» PROBLEM DETAILS:
Below are entries; repeat exactly, and nothing else, the lines from the one holding "Convert this chart to Plotly code." through the one holding "import pandas as pd", inclusive. Leave the pictures out.

[Start]

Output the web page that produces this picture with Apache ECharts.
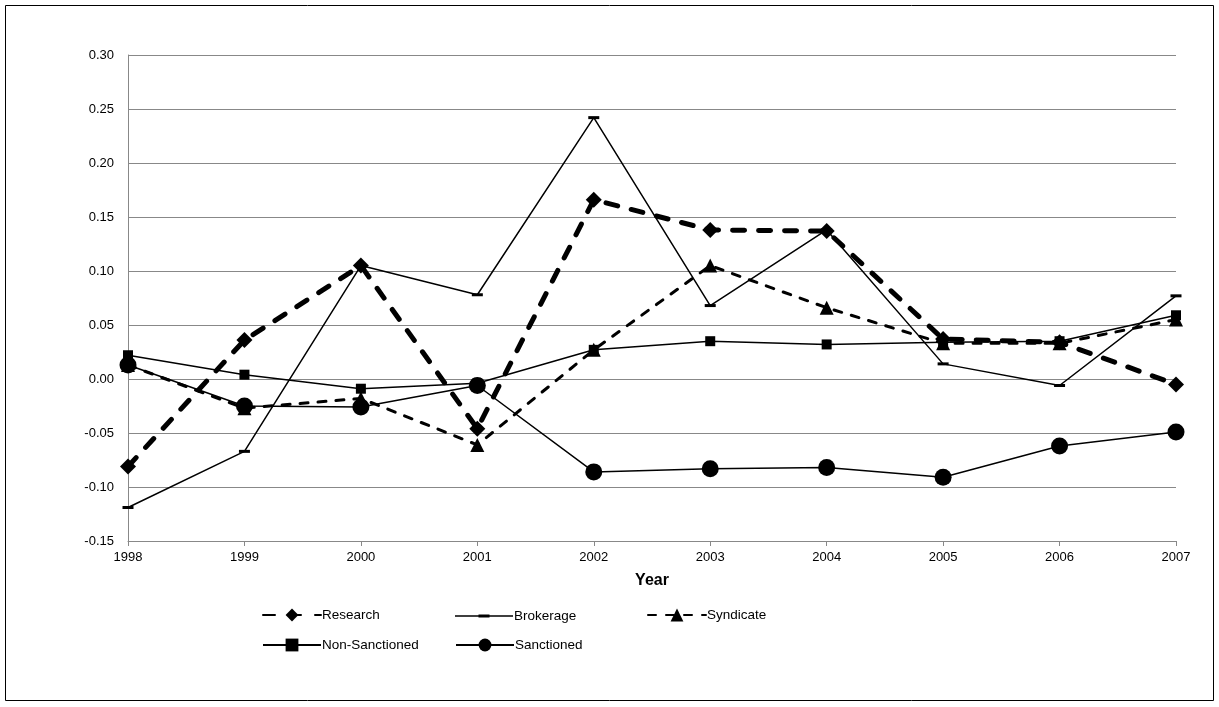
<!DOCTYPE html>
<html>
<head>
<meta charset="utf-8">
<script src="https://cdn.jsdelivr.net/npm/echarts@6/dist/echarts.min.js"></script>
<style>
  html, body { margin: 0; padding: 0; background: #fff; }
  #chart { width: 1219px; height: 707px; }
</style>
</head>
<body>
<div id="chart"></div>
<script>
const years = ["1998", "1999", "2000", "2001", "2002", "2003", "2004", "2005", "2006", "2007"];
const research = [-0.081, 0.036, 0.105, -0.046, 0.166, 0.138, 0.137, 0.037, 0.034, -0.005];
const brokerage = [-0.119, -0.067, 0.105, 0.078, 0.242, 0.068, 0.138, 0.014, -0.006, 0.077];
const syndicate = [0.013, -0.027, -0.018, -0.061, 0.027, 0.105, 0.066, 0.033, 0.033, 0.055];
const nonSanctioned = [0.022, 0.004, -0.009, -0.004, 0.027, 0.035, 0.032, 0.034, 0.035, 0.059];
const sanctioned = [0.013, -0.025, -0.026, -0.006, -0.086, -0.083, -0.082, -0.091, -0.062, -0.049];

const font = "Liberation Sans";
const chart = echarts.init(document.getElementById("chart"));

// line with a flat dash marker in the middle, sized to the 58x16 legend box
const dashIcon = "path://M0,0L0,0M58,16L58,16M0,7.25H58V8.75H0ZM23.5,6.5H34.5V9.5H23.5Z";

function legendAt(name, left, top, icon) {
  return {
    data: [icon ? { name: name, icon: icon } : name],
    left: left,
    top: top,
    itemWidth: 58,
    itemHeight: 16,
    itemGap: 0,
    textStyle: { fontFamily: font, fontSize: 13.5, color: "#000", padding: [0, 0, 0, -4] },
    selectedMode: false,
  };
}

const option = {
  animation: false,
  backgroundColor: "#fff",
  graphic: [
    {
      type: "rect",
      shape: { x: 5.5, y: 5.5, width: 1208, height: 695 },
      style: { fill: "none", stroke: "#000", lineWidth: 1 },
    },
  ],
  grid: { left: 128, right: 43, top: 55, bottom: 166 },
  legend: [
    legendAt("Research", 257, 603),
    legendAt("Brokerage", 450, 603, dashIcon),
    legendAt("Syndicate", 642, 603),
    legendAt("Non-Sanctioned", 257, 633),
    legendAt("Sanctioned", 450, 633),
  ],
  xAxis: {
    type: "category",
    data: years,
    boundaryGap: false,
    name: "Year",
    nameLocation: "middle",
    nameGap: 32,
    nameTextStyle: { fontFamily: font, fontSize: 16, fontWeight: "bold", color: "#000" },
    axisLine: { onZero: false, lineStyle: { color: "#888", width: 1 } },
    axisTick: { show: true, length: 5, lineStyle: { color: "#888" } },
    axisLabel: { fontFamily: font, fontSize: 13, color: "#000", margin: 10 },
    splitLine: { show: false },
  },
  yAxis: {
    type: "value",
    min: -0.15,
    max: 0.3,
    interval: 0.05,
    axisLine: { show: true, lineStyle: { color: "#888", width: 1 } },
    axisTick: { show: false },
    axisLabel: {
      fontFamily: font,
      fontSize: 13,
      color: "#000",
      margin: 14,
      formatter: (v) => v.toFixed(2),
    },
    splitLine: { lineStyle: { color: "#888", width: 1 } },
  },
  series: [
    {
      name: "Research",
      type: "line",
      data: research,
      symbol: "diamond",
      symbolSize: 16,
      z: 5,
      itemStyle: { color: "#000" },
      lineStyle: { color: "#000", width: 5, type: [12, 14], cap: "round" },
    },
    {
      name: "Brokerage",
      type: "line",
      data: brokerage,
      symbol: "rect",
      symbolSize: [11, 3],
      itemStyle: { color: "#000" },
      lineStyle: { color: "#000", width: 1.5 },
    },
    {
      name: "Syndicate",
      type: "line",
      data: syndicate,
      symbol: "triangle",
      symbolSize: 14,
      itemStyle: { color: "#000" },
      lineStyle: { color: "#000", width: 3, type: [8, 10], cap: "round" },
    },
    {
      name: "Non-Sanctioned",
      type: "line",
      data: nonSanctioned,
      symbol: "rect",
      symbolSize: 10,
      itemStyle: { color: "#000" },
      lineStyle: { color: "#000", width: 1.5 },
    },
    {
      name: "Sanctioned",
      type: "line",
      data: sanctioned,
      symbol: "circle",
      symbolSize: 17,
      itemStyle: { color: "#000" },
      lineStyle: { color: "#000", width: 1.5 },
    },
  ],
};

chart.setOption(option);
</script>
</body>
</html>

[End]
[Start]

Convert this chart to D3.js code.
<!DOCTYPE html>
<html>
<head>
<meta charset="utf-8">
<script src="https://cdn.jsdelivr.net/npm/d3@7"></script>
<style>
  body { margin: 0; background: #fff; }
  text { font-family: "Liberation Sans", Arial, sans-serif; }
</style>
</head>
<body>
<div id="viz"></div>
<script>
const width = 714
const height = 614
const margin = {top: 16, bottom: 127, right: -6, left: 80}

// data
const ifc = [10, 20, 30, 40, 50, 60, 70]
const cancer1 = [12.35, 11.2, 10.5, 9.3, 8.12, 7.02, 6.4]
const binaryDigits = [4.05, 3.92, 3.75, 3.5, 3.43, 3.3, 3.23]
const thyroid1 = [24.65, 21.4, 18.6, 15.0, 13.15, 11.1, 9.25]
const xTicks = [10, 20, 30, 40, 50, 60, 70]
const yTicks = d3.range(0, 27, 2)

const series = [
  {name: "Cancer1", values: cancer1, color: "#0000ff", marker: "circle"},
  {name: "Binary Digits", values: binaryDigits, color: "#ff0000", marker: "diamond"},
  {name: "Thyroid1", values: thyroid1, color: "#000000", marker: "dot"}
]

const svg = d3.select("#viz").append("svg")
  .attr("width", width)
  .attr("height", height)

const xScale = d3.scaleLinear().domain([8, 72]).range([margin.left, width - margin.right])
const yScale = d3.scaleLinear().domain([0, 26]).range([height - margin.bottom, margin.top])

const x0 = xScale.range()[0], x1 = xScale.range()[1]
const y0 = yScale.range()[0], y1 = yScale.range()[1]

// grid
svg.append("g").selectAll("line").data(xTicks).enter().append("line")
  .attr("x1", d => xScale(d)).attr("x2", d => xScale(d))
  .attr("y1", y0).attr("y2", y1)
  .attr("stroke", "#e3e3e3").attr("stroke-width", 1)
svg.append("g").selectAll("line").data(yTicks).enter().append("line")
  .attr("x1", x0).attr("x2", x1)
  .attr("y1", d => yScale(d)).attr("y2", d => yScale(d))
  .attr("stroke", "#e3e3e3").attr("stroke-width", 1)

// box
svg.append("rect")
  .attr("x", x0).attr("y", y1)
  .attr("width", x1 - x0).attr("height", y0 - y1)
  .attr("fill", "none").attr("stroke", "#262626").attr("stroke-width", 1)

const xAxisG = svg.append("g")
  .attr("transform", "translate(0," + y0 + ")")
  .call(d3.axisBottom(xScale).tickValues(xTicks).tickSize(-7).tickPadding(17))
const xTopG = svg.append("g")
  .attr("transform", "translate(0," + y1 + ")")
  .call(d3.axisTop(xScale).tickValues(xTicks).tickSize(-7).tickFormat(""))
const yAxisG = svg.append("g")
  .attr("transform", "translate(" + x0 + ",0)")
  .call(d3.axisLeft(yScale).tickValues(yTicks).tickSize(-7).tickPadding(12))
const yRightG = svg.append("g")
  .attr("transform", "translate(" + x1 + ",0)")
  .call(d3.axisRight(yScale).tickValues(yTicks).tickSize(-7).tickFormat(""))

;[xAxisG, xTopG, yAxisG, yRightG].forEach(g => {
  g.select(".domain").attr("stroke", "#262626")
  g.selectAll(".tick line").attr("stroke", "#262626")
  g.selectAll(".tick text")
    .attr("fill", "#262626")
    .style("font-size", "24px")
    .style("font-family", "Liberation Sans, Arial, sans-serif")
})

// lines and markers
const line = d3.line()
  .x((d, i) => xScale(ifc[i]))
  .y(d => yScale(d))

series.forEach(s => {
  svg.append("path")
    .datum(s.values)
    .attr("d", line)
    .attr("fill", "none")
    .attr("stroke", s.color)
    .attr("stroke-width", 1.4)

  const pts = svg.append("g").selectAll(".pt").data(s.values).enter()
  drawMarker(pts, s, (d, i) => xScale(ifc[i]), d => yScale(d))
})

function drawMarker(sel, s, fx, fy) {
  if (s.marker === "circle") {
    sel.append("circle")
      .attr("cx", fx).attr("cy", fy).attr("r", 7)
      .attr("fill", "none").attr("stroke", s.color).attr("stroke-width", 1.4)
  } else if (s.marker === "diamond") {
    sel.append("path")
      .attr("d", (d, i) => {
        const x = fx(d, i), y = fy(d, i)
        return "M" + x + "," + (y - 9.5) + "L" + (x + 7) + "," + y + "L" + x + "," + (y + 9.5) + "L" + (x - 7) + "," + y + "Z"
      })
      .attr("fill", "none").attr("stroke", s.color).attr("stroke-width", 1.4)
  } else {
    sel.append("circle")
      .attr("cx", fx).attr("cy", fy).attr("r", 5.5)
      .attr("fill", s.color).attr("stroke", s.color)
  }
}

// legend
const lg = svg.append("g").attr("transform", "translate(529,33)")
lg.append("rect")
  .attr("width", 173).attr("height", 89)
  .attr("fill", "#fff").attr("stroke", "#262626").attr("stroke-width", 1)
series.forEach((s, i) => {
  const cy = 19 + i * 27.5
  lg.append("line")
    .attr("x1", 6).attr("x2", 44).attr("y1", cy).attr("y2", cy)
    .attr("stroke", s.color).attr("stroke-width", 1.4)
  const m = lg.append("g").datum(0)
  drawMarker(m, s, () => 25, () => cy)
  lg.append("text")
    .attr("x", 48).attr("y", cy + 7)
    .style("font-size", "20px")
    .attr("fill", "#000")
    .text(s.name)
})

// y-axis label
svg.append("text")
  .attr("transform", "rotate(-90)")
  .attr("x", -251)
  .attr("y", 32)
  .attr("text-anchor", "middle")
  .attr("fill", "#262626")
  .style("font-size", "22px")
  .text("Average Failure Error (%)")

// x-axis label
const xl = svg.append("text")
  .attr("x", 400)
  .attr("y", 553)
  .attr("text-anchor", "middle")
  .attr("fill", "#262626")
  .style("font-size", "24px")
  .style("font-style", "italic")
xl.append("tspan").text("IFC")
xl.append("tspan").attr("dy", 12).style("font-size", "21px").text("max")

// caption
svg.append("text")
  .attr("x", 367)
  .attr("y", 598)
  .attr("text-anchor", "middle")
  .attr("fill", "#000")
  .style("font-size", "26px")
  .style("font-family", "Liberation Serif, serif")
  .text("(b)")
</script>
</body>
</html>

[End]
[Start]

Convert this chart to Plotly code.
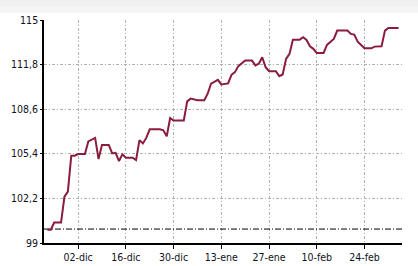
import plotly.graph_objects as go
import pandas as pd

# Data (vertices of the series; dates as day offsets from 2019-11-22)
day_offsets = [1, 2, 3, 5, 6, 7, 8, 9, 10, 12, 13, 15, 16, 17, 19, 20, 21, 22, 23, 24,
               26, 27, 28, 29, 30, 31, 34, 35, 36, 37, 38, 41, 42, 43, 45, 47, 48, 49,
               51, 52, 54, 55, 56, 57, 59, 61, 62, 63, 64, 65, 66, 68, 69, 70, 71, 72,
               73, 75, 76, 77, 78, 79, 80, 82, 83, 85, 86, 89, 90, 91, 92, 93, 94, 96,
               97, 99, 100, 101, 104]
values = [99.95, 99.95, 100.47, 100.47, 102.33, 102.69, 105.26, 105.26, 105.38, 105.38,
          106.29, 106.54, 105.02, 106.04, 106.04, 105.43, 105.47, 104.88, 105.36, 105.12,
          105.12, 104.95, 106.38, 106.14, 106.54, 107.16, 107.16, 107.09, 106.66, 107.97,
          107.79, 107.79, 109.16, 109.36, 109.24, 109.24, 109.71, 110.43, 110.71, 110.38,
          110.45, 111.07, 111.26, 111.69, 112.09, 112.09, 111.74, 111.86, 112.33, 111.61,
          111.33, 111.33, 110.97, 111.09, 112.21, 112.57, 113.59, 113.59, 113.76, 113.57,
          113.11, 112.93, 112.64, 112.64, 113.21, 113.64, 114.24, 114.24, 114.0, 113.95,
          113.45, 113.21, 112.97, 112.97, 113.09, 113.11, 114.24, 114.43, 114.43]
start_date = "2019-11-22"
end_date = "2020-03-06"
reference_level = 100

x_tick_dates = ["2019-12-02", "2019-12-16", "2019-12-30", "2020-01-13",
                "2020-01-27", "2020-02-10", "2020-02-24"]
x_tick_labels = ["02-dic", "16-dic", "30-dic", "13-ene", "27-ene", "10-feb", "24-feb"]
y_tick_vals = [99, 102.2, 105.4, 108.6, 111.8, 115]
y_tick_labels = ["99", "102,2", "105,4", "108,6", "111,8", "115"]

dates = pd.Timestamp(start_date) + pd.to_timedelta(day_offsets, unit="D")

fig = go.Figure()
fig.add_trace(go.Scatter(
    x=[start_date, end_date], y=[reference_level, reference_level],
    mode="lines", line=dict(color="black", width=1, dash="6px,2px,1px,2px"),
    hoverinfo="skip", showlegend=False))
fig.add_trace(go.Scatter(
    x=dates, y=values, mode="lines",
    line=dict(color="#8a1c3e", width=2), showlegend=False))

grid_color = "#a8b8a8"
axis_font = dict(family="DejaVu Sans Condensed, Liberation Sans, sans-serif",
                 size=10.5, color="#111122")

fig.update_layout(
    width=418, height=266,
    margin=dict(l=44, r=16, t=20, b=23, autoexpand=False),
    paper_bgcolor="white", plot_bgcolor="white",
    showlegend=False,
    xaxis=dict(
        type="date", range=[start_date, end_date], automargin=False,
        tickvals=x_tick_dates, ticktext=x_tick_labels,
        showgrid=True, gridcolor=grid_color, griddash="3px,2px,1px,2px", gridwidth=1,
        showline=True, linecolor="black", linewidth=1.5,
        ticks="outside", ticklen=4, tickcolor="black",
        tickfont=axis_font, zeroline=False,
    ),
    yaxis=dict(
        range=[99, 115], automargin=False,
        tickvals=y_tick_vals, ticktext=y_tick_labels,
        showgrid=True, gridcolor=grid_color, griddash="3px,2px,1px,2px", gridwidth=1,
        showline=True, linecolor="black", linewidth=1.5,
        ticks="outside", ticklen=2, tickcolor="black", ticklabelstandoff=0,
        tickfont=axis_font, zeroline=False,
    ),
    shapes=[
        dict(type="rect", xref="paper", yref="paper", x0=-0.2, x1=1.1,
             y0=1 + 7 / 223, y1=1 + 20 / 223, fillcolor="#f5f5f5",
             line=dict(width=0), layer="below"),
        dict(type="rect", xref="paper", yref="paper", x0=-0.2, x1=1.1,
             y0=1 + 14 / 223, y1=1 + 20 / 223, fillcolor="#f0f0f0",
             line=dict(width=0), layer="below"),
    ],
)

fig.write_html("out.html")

[End]

» ANSWER TO THE EXERCISE:
Convert this chart to Plotly code.
import plotly.graph_objects as go
import pandas as pd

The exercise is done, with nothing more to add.